REQUIREMENTS:
Leave out all pictures. Return exactly the lines from the top of the material through the line containing "(acthead) at (734.5,34)".

--- begin EXCERPTED DATA ---

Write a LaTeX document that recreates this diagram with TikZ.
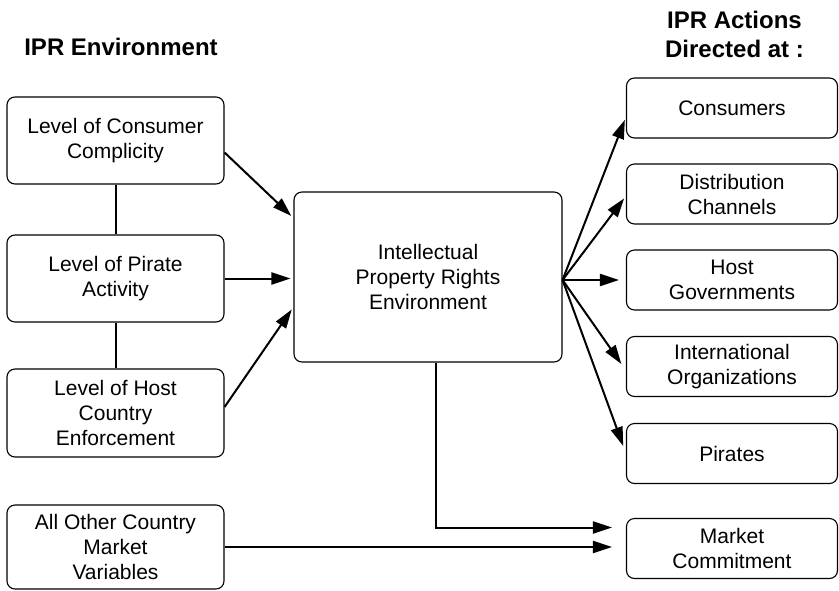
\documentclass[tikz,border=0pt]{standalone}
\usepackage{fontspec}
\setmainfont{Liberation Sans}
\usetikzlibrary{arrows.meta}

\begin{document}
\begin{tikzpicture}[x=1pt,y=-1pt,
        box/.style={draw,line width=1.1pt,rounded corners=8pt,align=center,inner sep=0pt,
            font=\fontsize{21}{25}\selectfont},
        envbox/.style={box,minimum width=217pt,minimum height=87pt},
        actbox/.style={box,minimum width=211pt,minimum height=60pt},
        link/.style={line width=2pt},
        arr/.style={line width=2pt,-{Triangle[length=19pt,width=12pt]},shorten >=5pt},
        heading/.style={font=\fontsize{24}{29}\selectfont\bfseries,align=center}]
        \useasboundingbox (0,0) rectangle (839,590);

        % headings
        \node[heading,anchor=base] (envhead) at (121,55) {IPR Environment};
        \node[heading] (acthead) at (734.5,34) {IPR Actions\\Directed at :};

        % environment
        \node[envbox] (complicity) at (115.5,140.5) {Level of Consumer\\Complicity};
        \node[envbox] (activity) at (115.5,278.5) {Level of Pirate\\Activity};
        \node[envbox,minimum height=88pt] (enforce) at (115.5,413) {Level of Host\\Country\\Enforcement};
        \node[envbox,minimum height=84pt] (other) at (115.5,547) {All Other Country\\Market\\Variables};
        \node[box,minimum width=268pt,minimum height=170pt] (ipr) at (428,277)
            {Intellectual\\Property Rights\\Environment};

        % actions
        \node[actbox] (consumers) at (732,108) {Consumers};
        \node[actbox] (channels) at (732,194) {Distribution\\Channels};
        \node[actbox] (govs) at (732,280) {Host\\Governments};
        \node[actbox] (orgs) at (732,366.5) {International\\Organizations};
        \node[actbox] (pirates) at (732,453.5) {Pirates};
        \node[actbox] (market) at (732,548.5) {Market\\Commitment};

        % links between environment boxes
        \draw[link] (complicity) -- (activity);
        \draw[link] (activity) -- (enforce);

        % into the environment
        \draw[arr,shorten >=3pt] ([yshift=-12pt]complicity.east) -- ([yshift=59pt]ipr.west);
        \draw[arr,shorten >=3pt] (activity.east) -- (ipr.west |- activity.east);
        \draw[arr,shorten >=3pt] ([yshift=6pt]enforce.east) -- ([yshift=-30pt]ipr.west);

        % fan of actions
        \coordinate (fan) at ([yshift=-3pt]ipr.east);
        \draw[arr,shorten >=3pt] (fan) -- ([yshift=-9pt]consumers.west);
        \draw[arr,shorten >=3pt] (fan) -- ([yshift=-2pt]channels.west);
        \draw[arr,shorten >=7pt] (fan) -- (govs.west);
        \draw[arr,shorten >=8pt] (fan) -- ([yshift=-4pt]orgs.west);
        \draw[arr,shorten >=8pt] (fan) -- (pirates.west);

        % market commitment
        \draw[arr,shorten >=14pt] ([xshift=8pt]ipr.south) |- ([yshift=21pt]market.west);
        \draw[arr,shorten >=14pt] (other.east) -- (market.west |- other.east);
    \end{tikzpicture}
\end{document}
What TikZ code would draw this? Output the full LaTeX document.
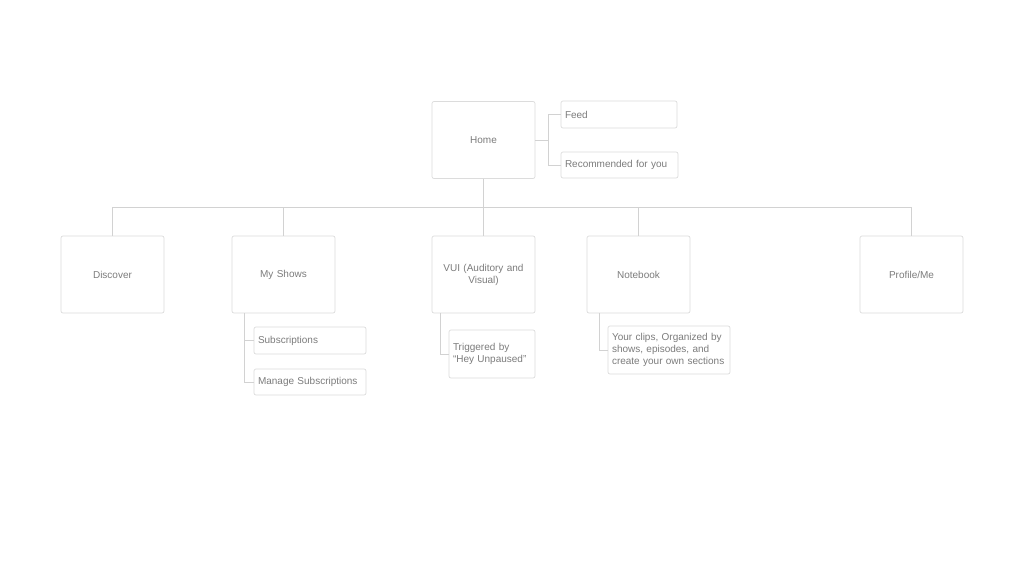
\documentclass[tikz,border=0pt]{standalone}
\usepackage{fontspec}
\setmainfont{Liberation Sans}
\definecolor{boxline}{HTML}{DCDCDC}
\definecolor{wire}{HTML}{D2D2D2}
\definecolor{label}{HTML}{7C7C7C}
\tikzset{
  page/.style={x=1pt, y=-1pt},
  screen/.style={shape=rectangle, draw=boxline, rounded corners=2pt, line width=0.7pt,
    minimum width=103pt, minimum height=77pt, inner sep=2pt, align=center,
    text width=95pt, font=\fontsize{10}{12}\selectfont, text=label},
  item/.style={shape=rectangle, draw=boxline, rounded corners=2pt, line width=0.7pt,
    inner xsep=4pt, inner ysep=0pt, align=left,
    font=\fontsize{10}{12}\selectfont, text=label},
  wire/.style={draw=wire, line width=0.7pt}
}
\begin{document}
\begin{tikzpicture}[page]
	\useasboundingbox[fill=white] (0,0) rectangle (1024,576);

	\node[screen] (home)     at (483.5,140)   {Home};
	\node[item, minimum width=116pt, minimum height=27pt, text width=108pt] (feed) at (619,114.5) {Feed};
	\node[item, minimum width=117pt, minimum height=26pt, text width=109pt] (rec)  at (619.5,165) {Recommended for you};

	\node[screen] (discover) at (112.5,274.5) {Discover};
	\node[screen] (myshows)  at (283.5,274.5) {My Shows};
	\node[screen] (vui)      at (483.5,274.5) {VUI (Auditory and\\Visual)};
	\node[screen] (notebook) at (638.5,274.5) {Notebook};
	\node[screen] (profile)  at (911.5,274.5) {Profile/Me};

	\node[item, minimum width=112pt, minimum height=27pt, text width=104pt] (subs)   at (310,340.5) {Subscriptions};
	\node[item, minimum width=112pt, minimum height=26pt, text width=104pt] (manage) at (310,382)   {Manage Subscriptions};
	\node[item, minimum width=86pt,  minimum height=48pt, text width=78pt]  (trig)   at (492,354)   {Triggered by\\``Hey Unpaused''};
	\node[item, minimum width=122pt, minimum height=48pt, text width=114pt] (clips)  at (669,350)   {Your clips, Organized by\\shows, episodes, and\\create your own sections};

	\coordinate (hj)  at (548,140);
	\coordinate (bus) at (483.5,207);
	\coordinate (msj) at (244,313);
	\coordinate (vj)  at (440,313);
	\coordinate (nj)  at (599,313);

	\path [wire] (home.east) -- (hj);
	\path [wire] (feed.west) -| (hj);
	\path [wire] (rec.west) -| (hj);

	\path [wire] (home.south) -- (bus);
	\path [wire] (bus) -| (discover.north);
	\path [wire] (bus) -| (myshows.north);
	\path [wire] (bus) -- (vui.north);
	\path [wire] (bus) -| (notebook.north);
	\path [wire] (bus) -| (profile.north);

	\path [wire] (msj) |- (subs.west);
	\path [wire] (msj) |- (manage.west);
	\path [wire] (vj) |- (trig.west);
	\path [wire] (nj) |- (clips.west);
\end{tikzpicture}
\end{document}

--- end EXCERPTED DATA ---

TASK RESULT:
Write a LaTeX document that recreates this diagram with TikZ.
\documentclass[tikz,border=0pt]{standalone}
\usepackage{fontspec}
\setmainfont{Liberation Sans}
\usetikzlibrary{arrows.meta}

\begin{document}
\begin{tikzpicture}[x=1pt,y=-1pt,
        box/.style={draw,line width=1.1pt,rounded corners=8pt,align=center,inner sep=0pt,
            font=\fontsize{21}{25}\selectfont},
        envbox/.style={box,minimum width=217pt,minimum height=87pt},
        actbox/.style={box,minimum width=211pt,minimum height=60pt},
        link/.style={line width=2pt},
        arr/.style={line width=2pt,-{Triangle[length=19pt,width=12pt]},shorten >=5pt},
        heading/.style={font=\fontsize{24}{29}\selectfont\bfseries,align=center}]
        \useasboundingbox (0,0) rectangle (839,590);

        % headings
        \node[heading,anchor=base] (envhead) at (121,55) {IPR Environment};
        \node[heading] (acthead) at (734.5,34) {IPR Actions\\Directed at :};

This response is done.